The staff report issued by the 9/11 panel says that Sudan's government, which sheltered Osama bin Laden in the early 1990's, tried to hook him up with Mr. Hussein, but that nothing came of it.
This is not just a matter of the president's diminishing credibility, although that's disturbing enough. The war on terror has actually suffered as the conflict in Iraq has diverted military and intelligence resources from places like Afghanistan, where there could really be Qaeda forces, including Mr. bin Laden.
Mr. Bush is right when he says he cannot be blamed for everything that happened on or before Sept. 11, 2001. But he is responsible for the administration's actions since then. That includes, inexcusably, selling the false Iraq-Qaeda claim to Americans. There are two unpleasant alternatives: either Mr. Bush knew he was not telling the truth, or he has a capacity for politically motivated self-deception that is terrifying in the post-9/11 world.
http://www.nytimes.com/2004/06/17/opinion/17THU1.html
I accept the last alternative: and what I find more terrifying is the way Bushies insist on slithering around the story to their previous conclusing.
A Disconnect on the Al Qaeda Link
Thursday, Jun 17, 2004; 11:45 AM
Is there a contradiction, or not?
Yesterday, a staff report from the Sept. 11 commission concluded that there was "no collaborative relationship" between Iraq and al Qaeda.
And this morning, pretty much every mainstream media outlet in the world concludes that this knocks down one of the Bush administration's few still-standing justifications for the war in Iraq.
But the White House says there's no contradiction, because President Bush never made an explicit link between Saddam Hussein and Sept. 11.
http://www.washingtonpost.com/wp-dyn/politics/administration/whbriefing/
This column provides numerous links, including the Iraq on the Record Database
http://www.house.gov/reform/min/pdfs_108_2/pdfs_inves/pdf_admin_iraq_on_the_record_rep.pdf
which was compiled at the request of Rep. Waxman.

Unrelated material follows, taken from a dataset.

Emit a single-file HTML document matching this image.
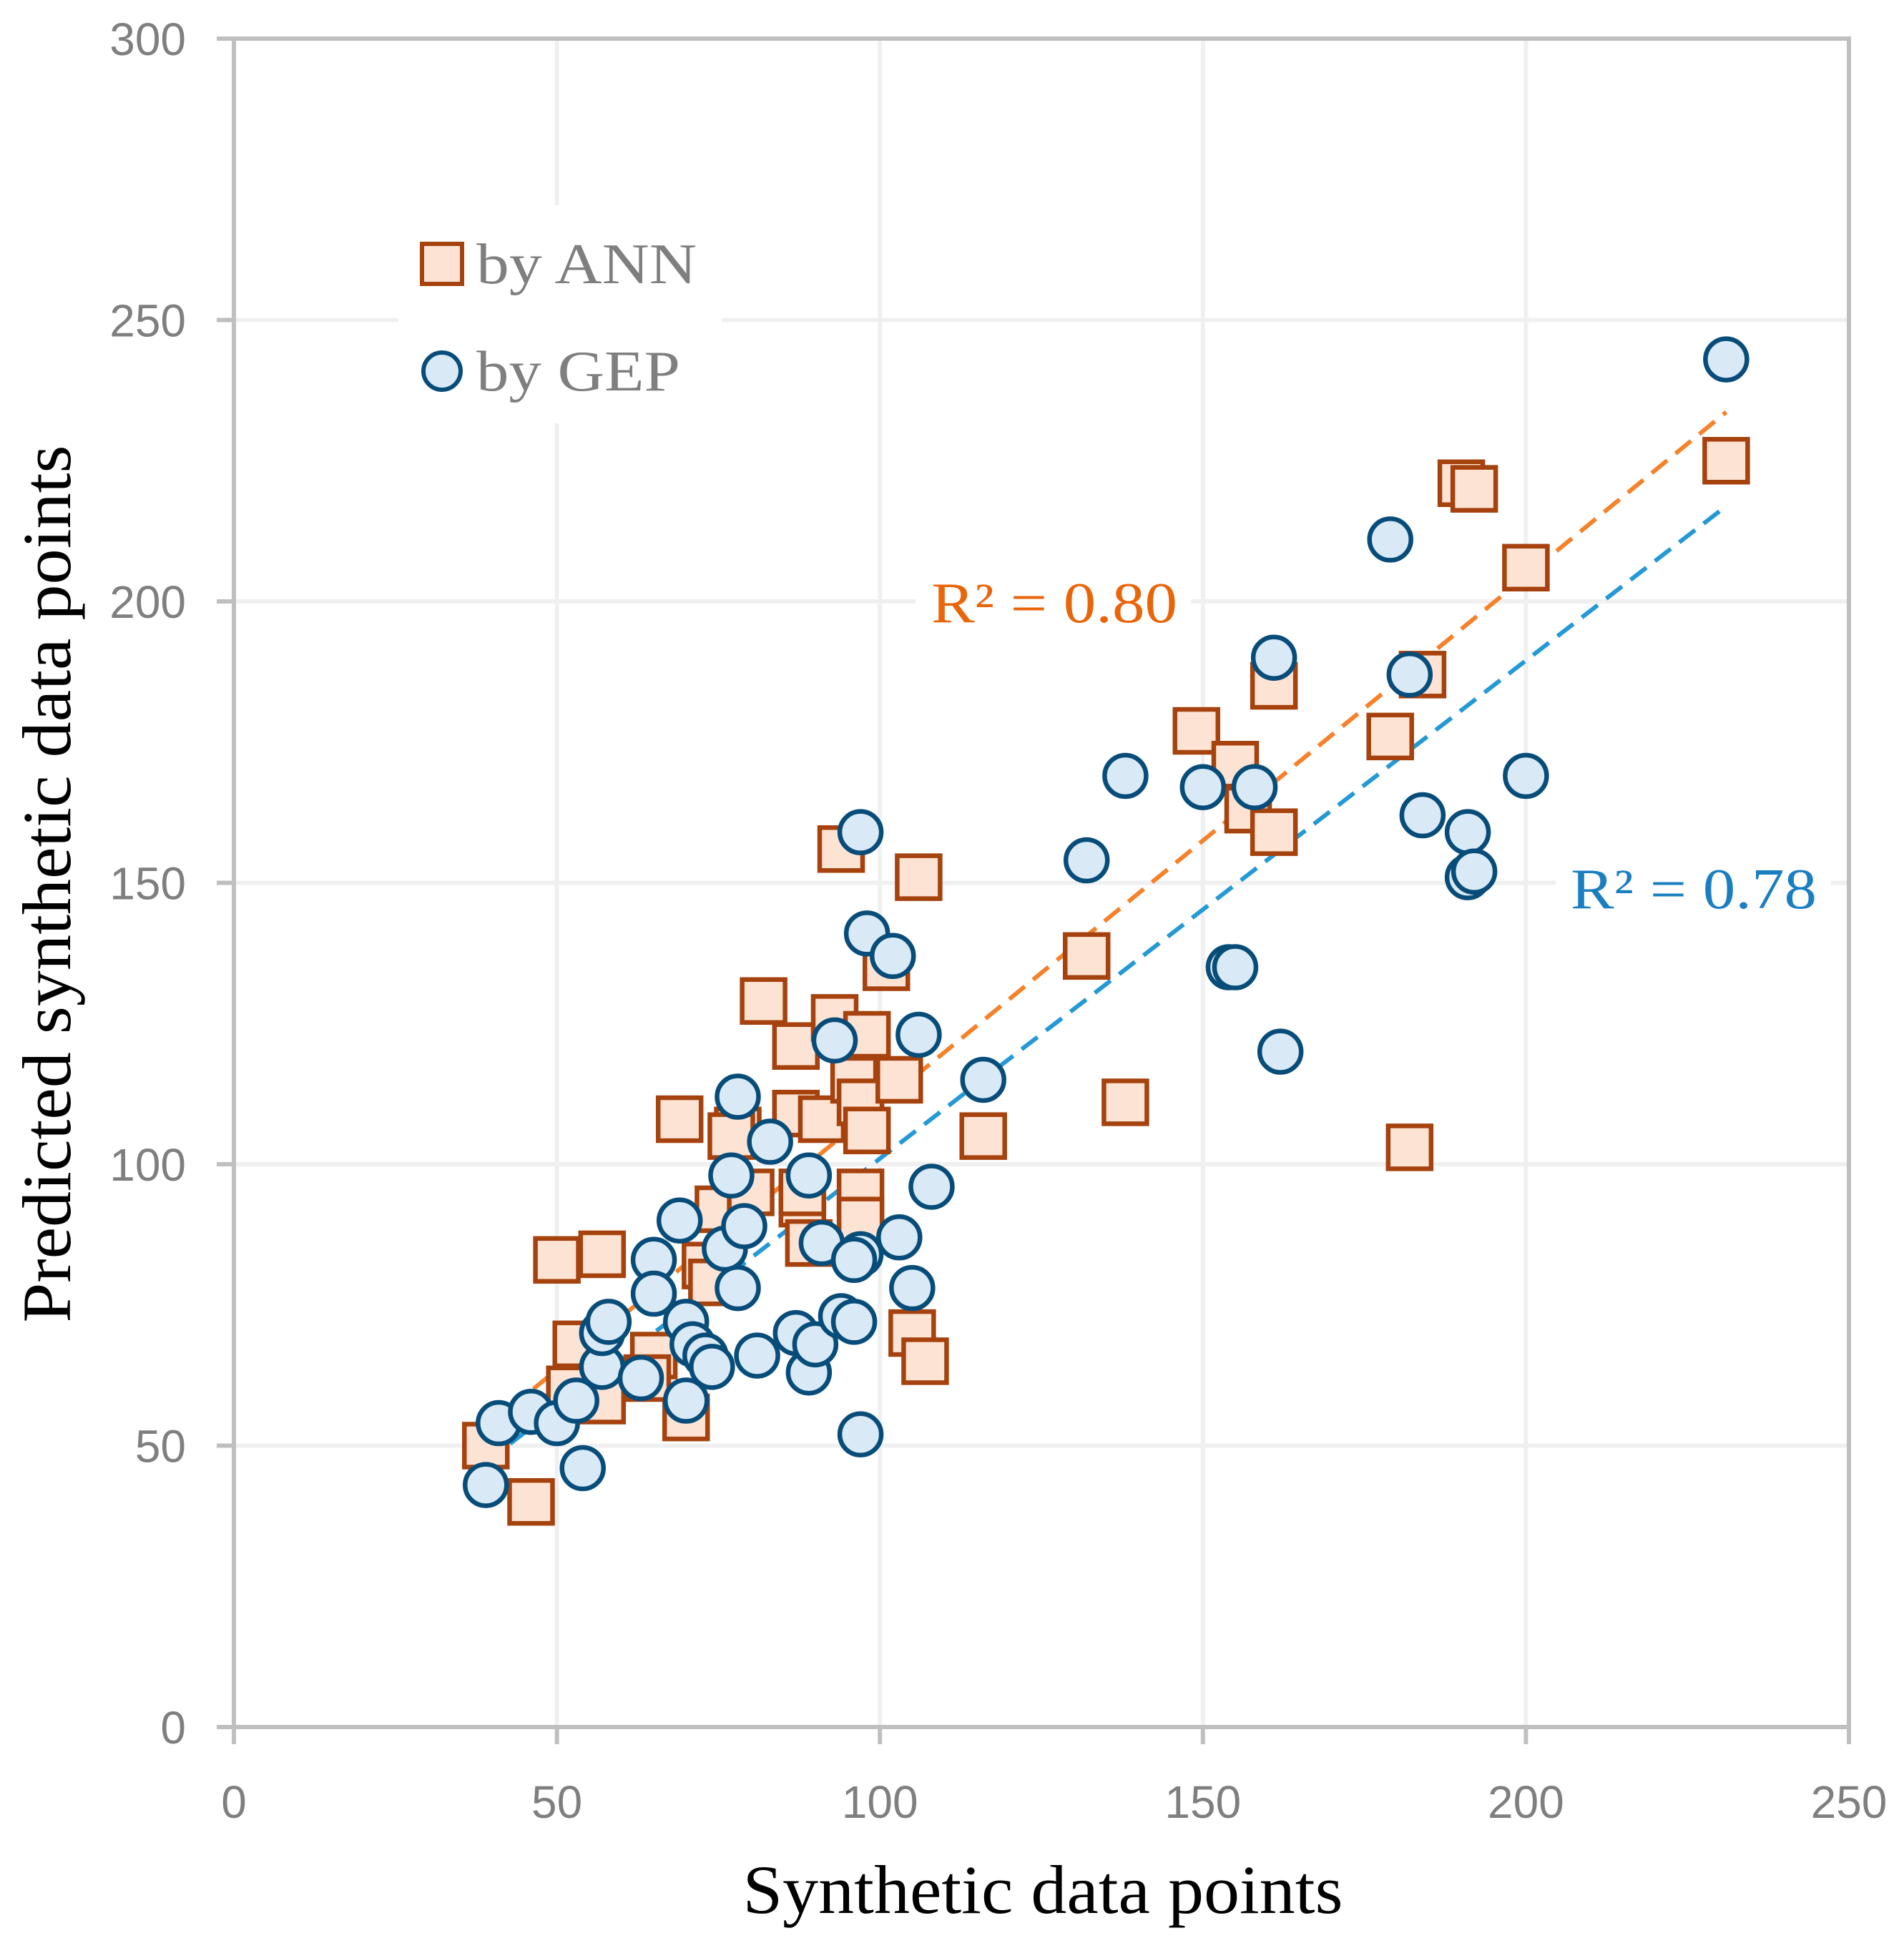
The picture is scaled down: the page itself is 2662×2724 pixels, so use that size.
<!DOCTYPE html>
<html><head><meta charset="utf-8"><style>
html,body{margin:0;padding:0;background:#fff;}
svg{display:block;}
</style></head><body>
<svg id="chart" width="2662" height="2724" viewBox="0 0 2662 2724" xmlns="http://www.w3.org/2000/svg">
<g id="grid"></g>
<g id="axes"></g>
<g id="trend"></g>
<g id="marks"></g>
<g id="labels"></g>
</svg>
<script>
const xTicks = [0, 50, 100, 150, 200, 250];
const yTicks = [0, 50, 100, 150, 200, 250, 300];
const annX = [39,46,50,57,53,57,52,65,70,69,73,74,75,78,77,80,82,87,87,88,89,91,93,94,96,97,98,97,98,97,103,101,106,105,107,116,132,138,149,155,157,161,161,179,182,184,190,192,200,231,88,64];
const annY = [50,40,83,84,68,58,60,66,55,108,82,79,92,106,105,95,129,121,109,93,86,108,126,156,115,111,123,95,106,90,115,135,151,70,65,105,137,111,177,171,163,185,159,176,103,187,221,220,206,225,95,62];
const gepX = [39,41,46,50,54,53,57,57,58,63,65,65,69,70,70,71,73,74,76,77,78,78,79,81,83,87,89,89,90,91,93,94,96,97,97,96,97,98,102,103,105,106,108,116,132,138,150,154,155,158,161,162,179,182,184,191,191,192,200,231];
const gepY = [43,54,56,54,46,58,64,70,72,62,83,77,90,72,58,68,66,64,85,98,78,112,89,66,104,70,63,98,68,86,122,73,72,52,84,83,159,141,137,87,78,123,96,115,154,169,167,135,135,167,190,120,211,187,162,159,151,152,169,243];
const annTrend = [0.94, 16.5];   // slope, intercept
const gepTrend = [0.885, 12.5];
const trendRange = [39, 231];

const L=327,R=2585,T=54,B=2415;
const sx=v=>L+(v/250)*(R-L);
const sy=v=>B-(v/300)*(B-T);
const NS='http://www.w3.org/2000/svg';
function mk(tag,attrs,parent){const e=document.createElementNS(NS,tag);for(const k in attrs)e.setAttribute(k,attrs[k]);parent.appendChild(e);return e;}
const grid=document.getElementById('grid'),axes=document.getElementById('axes'),trend=document.getElementById('trend'),marks=document.getElementById('marks'),labels=document.getElementById('labels');

yTicks.forEach(t=>{
  const g=mk('line',{x1:L,x2:R,y1:sy(t),y2:sy(t),stroke:'#f0f0f0','stroke-width':6},grid);
  
  
  const tk=mk('line',{x1:L-24,x2:L,y1:sy(t),y2:sy(t),stroke:'#bfbfbf','stroke-width':6},axes);
  
  
  const tx=mk('text',{x:260,y:sy(t)+23,'text-anchor':'end','font-family':'Liberation Sans, sans-serif','font-size':64,fill:'#7f7f7f'},labels);
  tx.textContent=t;
  
  
});
xTicks.forEach(t=>{
  const g=mk('line',{x1:sx(t),x2:sx(t),y1:T,y2:B,stroke:'#f0f0f0','stroke-width':6},grid);
  
  
  const tk=mk('line',{x1:sx(t),x2:sx(t),y1:B,y2:B+24,stroke:'#bfbfbf','stroke-width':6},axes);
  
  
  const tx=mk('text',{x:sx(t),y:2542,'text-anchor':'middle','font-family':'Liberation Sans, sans-serif','font-size':64,fill:'#7f7f7f'},labels);
  tx.textContent=t;
  
  
});
const frame=mk('rect',{x:L,y:T,width:R-L,height:B-T,fill:'none',stroke:'#bfbfbf','stroke-width':6},axes);



function drawTrend(p,color,name){
  const l=mk('line',{x1:sx(trendRange[0]),y1:sy(p[0]*trendRange[0]+p[1]),x2:sx(trendRange[1]),y2:sy(p[0]*trendRange[1]+p[1]),stroke:color,'stroke-width':6,'stroke-dasharray':'28 15'},trend);
  
  
}
drawTrend(annTrend,'#f5822a','ann-trendline');
drawTrend(gepTrend,'#2499d6','gep-trendline');

annX.forEach((v,i)=>{
  const r=mk('rect',{x:sx(v)-30,y:sy(annY[i])-30,width:60,height:60,fill:'#fde3d3',stroke:'#a5420e','stroke-width':6.5},marks);
  
  
});
gepX.forEach((v,i)=>{
  const c=mk('circle',{cx:sx(v),cy:sy(gepY[i]),r:29,fill:'#d9eaf6',stroke:'#084d7a','stroke-width':6.5},marks);
  
  
});
</script>
<svg style="position:absolute;left:0;top:0" width="2662" height="2724">
<rect x="557" y="287" width="452" height="305" fill="#fff"/>
<rect x="590" y="341" width="56" height="56" fill="#fde3d3" stroke="#a5420e" stroke-width="6"/>
<text x="666" y="396" font-family="Liberation Serif, serif" font-size="80" fill="#7f7f7f" textLength="308" lengthAdjust="spacingAndGlyphs">by ANN</text>
<circle cx="618" cy="519" r="26" fill="#d9eaf6" stroke="#084d7a" stroke-width="6"/>
<text x="666" y="546" font-family="Liberation Serif, serif" font-size="80" fill="#7f7f7f" textLength="285" lengthAdjust="spacingAndGlyphs">by GEP</text>
<rect x="1280" y="800" width="385" height="90" fill="#fff"/>
<text x="1302" y="870" font-family="Liberation Serif, serif" font-size="80" fill="#e8650a" textLength="344" lengthAdjust="spacingAndGlyphs">R² = 0.80</text>
<rect x="2175" y="1195" width="385" height="100" fill="#fff"/>
<text x="2196" y="1270" font-family="Liberation Serif, serif" font-size="80" fill="#1a7fc1" textLength="344" lengthAdjust="spacingAndGlyphs">R² = 0.78</text>
<text x="1458" y="2675" text-anchor="middle" font-family="Liberation Serif, serif" font-size="96" fill="#000" textLength="839" lengthAdjust="spacingAndGlyphs">Synthetic data points</text>
<text transform="translate(98,1236) rotate(-90)" text-anchor="middle" font-family="Liberation Serif, serif" font-size="96" fill="#000" textLength="1227" lengthAdjust="spacingAndGlyphs">Predicted synthetic data points</text>
</svg>
</body></html>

Also, Administration statements on Iraq list fourteen statements, their source and how it is misleading.
http://www.reform.democrats.house.gov/IraqOnTheRecord/index.asp?start=10&Speaker=President+George+W%2E+Bush&Subject=Al%2DQaeda&Phrase=iraq&submit=Search+Database
There was never a connection between Iraq and 9/11, but the connection between Iraq and al Qaeda has been shown.
Yes and what that slim connection showed was that hussein refused to supply weapons or permission to bin laden to set up a training camp in Iraq. Hardly fits with the theory that Iraq was supporting the terrorists who attacked us sept 11th.
>"The belief in GWB is up there next to god--What I believe is Right any other idea is Wrong. Nothing penetrates a closed mind."<
Yes this bypasses other's opinions & intellectual discussion. W's beliefs gave him strength to stop drinking but this faith doesn't make every gut instinct appropriate.